Since I received your letter I have been thinking of what I should say to you. The prognosis you have received from your doctor must make your situation seem rather dramatic, perhaps to you, but certainly to us “lucky” ones who have received no such official tidings. But of course we lucky ones are lucky only insofar as we successfully forget that we too may be living the last years—or days or hours—of our own lives. And this is a failure of imagination that all the great teachers have told us to correct. And so I have thought of a story to tell you.
Thomas Merton and I had a mutual friend, the photographer Ralph Eugene Meatyard, who took me with him twice to visit Merton. On the first of these visits we got into a conversation about the Shakers. Finally I said I didn’t understand the Shakers. If they really believed that the world could end at any minute, why didn’t they live in little huts? Why did they build great, enduring, beautiful buildings of birch or stone?
Merton agreed kindly enough that I was right: I certainly didn’t understand the Shakers. If you really know, he said, that the world could end at any minute, then you know there is no reason to be in a hurry. You take your time and do the very best work you are capable of doing.
Well, Merton was a great teacher, and he had been careful to understand the Shakers.
I wish I could say that I am a student worthy of such teaching. I am not, as I know from all the time I’ve spent fretting and hurrying. Even so, what Merton told me sank into my mind pretty deeply. I think of it fairly often, and every time I think of it, it helps.
Now, having written this little story, I can see I’m taking a considerable risk in hoping it might be of some use or comfort to you. Maybe it isn’t. At the very least I wish for you whatever in your best moods you wish for yourself.
My neurosurgeon has recommended six weeks of radiation, five days a week, to prevent a recurrence of the tumor, an aggressive Grade 2 meningioma. I agreed to start the radiation in early June after my next visit with my clients in Canada. On realizing I’d be grounded for at least six weeks, I had one thought: Now would be a good time to get those chickens I've been promising my granddaughters.
When I am finally back in my own small house, surrounded by four oaks that have seen the Civil War, I wake to the resonant call of a mourning dove. I look outside my bedroom window and wonder, what’s next? I am grateful to return to ordinary days, but I’m altered. Finding work to replace the projects I’d had to give up, paying the medical bills, taking care of the house and my little patch of land—these are small matters. Mortality is no longer an abstract thought, but I place that thought aside, knowing it will come up again. As Anne Lamott says, peace of mind is an inside job. I’m the only one who can acquire it for myself. I find it as Death’s newest apprentice.
In February, when I am finally cleared to drive again, I act on an uncharacteristic impulse to take an improv class. I resume work on the children’s picture books I’d begun a few months earlier. My client in Canada calls with an offer of work; I accept with gratitude and plan a trip for late March.

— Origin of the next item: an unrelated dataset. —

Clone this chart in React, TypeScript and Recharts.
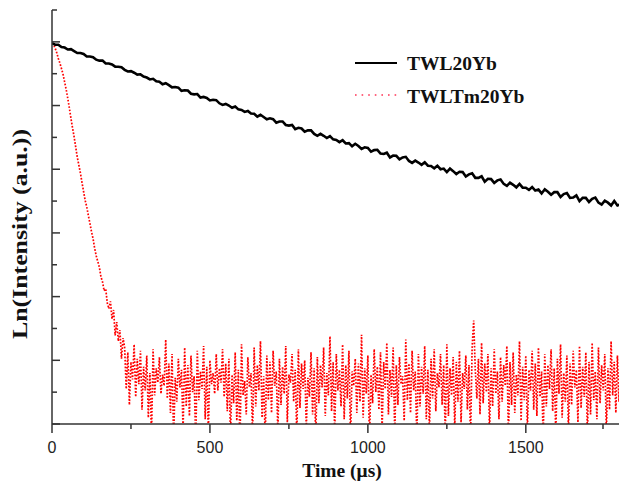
import React from 'react'
import { LineChart, Line, XAxis, YAxis } from 'recharts'

// sampling grids of the two decay traces (µs)
const blackStep = 10
const redStep = 5

// Ln(intensity) of TWL20Yb, one value per 10 µs from 0 to 1800
const twl20Yb = [
  11.96, 11.91, 11.91, 11.84, 11.82, 11.76, 11.77, 11.71, 11.65, 11.65,
  11.62, 11.54, 11.54, 11.52, 11.44, 11.41, 11.41, 11.32, 11.32, 11.29,
  11.22, 11.22, 11.20, 11.12, 11.07, 11.08, 11.03, 10.97, 10.98, 10.91,
  10.88, 10.82, 10.84, 10.76, 10.75, 10.67, 10.70, 10.64, 10.57, 10.58,
  10.56, 10.46, 10.48, 10.47, 10.37, 10.35, 10.36, 10.25, 10.27, 10.24,
  10.16, 10.18, 10.17, 10.07, 10.02, 10.05, 10.00, 9.93, 9.97, 9.88,
  9.86, 9.80, 9.83, 9.75, 9.74, 9.65, 9.71, 9.64, 9.57, 9.60,
  9.57, 9.46, 9.50, 9.50, 9.39, 9.37, 9.39, 9.26, 9.30, 9.28,
  9.18, 9.22, 9.22, 9.11, 9.05, 9.11, 9.05, 8.98, 9.04, 8.94,
  8.92, 8.85, 8.91, 8.81, 8.82, 8.72, 8.80, 8.73, 8.64, 8.69,
  8.67, 8.55, 8.60, 8.61, 8.49, 8.48, 8.52, 8.37, 8.43, 8.42,
  8.31, 8.37, 8.39, 8.26, 8.20, 8.27, 8.21, 8.14, 8.22, 8.11,
  8.10, 8.03, 8.11, 8.00, 8.02, 7.91, 8.02, 7.94, 7.85, 7.92,
  7.91, 7.77, 7.84, 7.87, 7.73, 7.73, 7.78, 7.61, 7.70, 7.69,
  7.57, 7.65, 7.68, 7.54, 7.48, 7.58, 7.51, 7.43, 7.54, 7.42,
  7.42, 7.35, 7.44, 7.33, 7.36, 7.24, 7.37, 7.29, 7.20, 7.28,
  7.28, 7.13, 7.22, 7.25, 7.10, 7.11, 7.18, 7.00, 7.10, 7.10,
  6.97, 7.07, 7.11, 6.95, 6.89, 7.01, 6.95, 6.86, 7.00, 6.86, 6.90,
]

// Ln(intensity) of TWLTm20Yb, one value per 5 µs from 0 to 1800
const twlTm20Yb = [
  11.96, 11.92, 11.80, 11.66, 11.48, 11.33, 11.16, 10.98, 10.74, 10.50,
  10.22, 9.92, 9.60, 9.30, 9.02, 8.70, 8.38, 8.13, 7.88, 7.58,
  7.30, 7.02, 6.82, 6.55, 6.30, 6.04, 5.82, 5.52, 5.28, 5.10,
  4.92, 4.62, 4.46, 4.18, 4.25, 3.80, 3.62, 3.85, 3.30, 3.58,
  2.78, 3.20, 2.60, 2.95, 2.05, 2.70,
  2.40, 1.10, 2.25, 0.60, 1.95, 1.40, 2.50, 0.85, 2.05, 1.25,
  2.30, 0.45, 1.80, 1.05, 2.15, 0.20, 1.60, -0.40, 2.35, 0.90,
  1.75, 1.30, 2.10, 0.95, 1.55, 1.20, 2.65, 0.80, 1.90, 0.35,
  2.20, -0.50, 1.45, 0.70, 2.05, 1.15, 1.70, -0.20, 2.40, 0.55,
  1.85, 0.25, 2.15, 1.00, 1.50, -0.60, 2.30, 0.75, 1.65, 1.10,
  2.45, 0.15, 1.80, -0.30, 2.00, 1.25, 1.60, 0.95, 2.20, 1.05,
  1.75, 1.30, 2.35, 0.85, 1.90, 0.40, 2.05, -0.45, 1.55, 0.65,
  2.25, 0.10, 1.70, -0.70, 2.50, 0.90, 1.35, 0.30, 2.10, 1.15,
  1.60, -0.35, 2.40, 0.55, 1.85, 1.05, 2.60, 0.20, 1.50, -0.50,
  2.15, 0.75, 1.95, 0.35, 2.30, 1.20, 1.65, -0.25, 2.05, 0.60,
  1.80, 0.95, 2.45, 0.05, 1.55, 1.30, 2.20, 0.70, 1.70, -0.40,
  2.35, 0.50, 1.90, 1.10, 2.00, -0.15, 1.45, 0.85, 2.25, 0.30,
  1.75, -0.55, 2.10, 0.65, 1.85, 1.15, 2.40, 0.25, 1.60, 0.90,
  2.75, 0.40, 1.95, -0.30, 2.20, 1.05, 1.70, 0.55, 2.50, 0.15,
  1.85, 0.80, 2.30, -0.45, 1.65, 1.20, 2.05, 0.35, 1.90, 0.70,
  2.80, 0.20, 1.75, 0.95, 2.15, -0.60, 1.55, 0.65, 2.35, 1.00,
  1.80, 0.45, 2.25, -0.20, 1.95, 1.10, 2.55, 0.30, 1.70, 0.85,
  2.40, -0.35, 1.85, 0.60, 2.10, 1.25, 1.50, 0.10, 2.65, 0.75,
  1.90, 0.35, 2.30, 1.05, 1.65, -0.50, 2.20, 0.55, 1.80, 0.95,
  2.45, 0.15, 1.70, -0.25, 2.05, 0.80, 2.35, 0.40, 1.60, 1.15,
  2.20, 0.60, 1.85, -0.40, 2.50, 0.25, 1.75, 0.90, 2.10, -0.15,
  1.95, 0.70, 2.30, 0.05, 1.60, 1.10, 2.15, 0.45, 1.85, -0.55,
  2.40, 3.25, 1.70, 0.80, 2.05, 0.30, 2.55, 0.65, 1.90, 1.00,
  2.20, -0.30, 1.75, 0.55, 2.35, 0.95, 1.65, 0.15, 2.10, 0.70,
  1.85, 1.20, 2.45, -0.45, 1.95, 0.60, 2.25, 0.35, 1.55, 0.90,
  2.60, 0.10, 1.80, 0.75, 2.15, -0.20, 1.70, 1.05, 2.30, 0.45,
  1.90, 0.25, 2.40, 0.85, 1.65, -0.50, 2.20, 0.55, 1.85, 1.10,
  2.35, 0.40, 1.75, -0.35, 2.05, 0.95, 2.50, 0.20, 1.60, 0.70,
  2.15, -0.25, 1.90, 0.60, 2.30, 1.15, 1.70, 0.05, 2.45, 0.50,
  1.80, 0.85, 2.25, -0.40, 1.95, 0.30, 2.55, 0.75, 1.65, 0.15,
  2.40, 0.65, 1.85, 1.05, 2.20, -0.30, 1.75, 0.45, 2.60, 0.90,
  1.95, 0.35, 2.15, 0.70, 1.80,
]

const xTicks = [0, 250, 500, 750, 1000, 1250, 1500, 1750]
const xLabelled = [0, 500, 1000, 1500]
const yTicks = [0, 1, 2, 3, 4, 5, 6, 7, 8, 9, 10, 11, 12, 13]
const seriesNames = ['TWL20Yb', 'TWLTm20Yb']

const blackData = twl20Yb.map((v, i) => ({ t: i * blackStep, v }))
const redData = twlTm20Yb.map((v, i) => ({ t: i * redStep, v }))

const serif = '"Liberation Serif", "Times New Roman", serif'
const sans = '"Liberation Sans", Arial, sans-serif'
const axisColor = '#333'

const XTick = (props: any) => {
  const { x, y, payload } = props
  const major = xLabelled.includes(payload.value)
  return (
    <g>
      <line x1={x} y1={y} x2={x} y2={y + (major ? 9 : 5)} stroke={axisColor} strokeWidth={1.5} />
      {major && (
        <text x={x} y={y + 29} textAnchor="middle" fontFamily={sans} fontSize={16} fill="#222">
          {payload.value}
        </text>
      )}
    </g>
  )
}

const YTick = (props: any) => {
  const { y, payload } = props
  const major = payload.value % 2 === 0
  return <line x1={52} y1={y} x2={52 + (major ? 8 : 5)} y2={y} stroke={axisColor} strokeWidth={1.5} />
}

export default function App() {
  return (
    <div style={{ position: 'absolute', left: 0, top: 0, width: 619, height: 484, overflow: 'hidden', background: '#fff' }}>
      <LineChart width={619} height={484} margin={{ top: 10, right: 0, bottom: 0, left: 2 }}>
        <XAxis
          dataKey="t"
          type="number"
          domain={[0, 1795]}
          allowDataOverflow
          ticks={xTicks}
          tick={<XTick />}
          tickLine={false}
          tickSize={0}
          tickMargin={0}
          height={60}
          axisLine={{ stroke: axisColor, strokeWidth: 1.5 }}
          label={() => (
            <text x={342} y={477} textAnchor="middle" fontFamily={serif} fontWeight="bold" fontSize={19.5} fill="#111">
              Time (μs)
            </text>
          )}
        />
        <YAxis
          type="number"
          domain={[0, 13]}
          allowDataOverflow
          ticks={yTicks}
          tick={<YTick />}
          tickLine={false}
          tickSize={0}
          tickMargin={0}
          width={50}
          axisLine={{ stroke: axisColor, strokeWidth: 1.5 }}
          label={() => (
            <text
              x={27}
              y={234}
              transform="rotate(-90 27 234)"
              textAnchor="middle"
              fontFamily={serif}
              fontWeight="bold"
              fontSize={20}
              fill="#111"
              textLength={210}
              lengthAdjust="spacingAndGlyphs"
            >
              Ln(Intensity (a.u.))
            </text>
          )}
        />
        <Line
          data={redData}
          dataKey="v"
          name={seriesNames[1]}
          stroke="#ff0000"
          strokeWidth={1.7}
          strokeDasharray="1.7 1.6"
          dot={false}
          isAnimationActive={false}
        />
        <Line
          data={blackData}
          dataKey="v"
          name={seriesNames[0]}
          stroke="#000"
          strokeWidth={2.6}
          dot={false}
          isAnimationActive={false}
        />
      </LineChart>
      <svg width={220} height={70} style={{ position: 'absolute', left: 350, top: 45 }}>
        <line x1={5} y1={18} x2={47} y2={18} stroke="#000" strokeWidth={2} />
        <text x={57} y={25} fontFamily={serif} fontWeight="bold" fontSize={19.5} fill="#111">{seriesNames[0]}</text>
        <line x1={5} y1={50} x2={47} y2={50} stroke="#ff3355" strokeWidth={1.6} strokeDasharray="1.6 5" />
        <text x={57} y={58} fontFamily={serif} fontWeight="bold" fontSize={19.5} fill="#111">{seriesNames[1]}</text>
      </svg>
    </div>
  )
}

I visit my son and daughter-in-law and walk with their two eldest daughters to the park. I tell them I am thinking about getting chickens in the spring—how would they like to pick out their own chicks? It turns out they would like that very much. They immediately start thinking about names.
Theirs is a loud, lively household with crayon on the walls and Cheerios in the couch cushions. If Sean is sitting on those cushions, he’s apt to have three-year-old Virginia perched on his shoulders, five-year-old Eleanor snuggled by his side, and one-year-old Caroline on his lap. It amuses me to watch this man’s man raising three daughters, “feral princesses,” as Christina, my daughter-in-law, calls them. When I thank them for taking such great care of me when I was in the hospital, Sean draws a shape on the table with his index finger. “There’s a little circle and you’re in it.” That is all he says. It’s enough. It’s everything.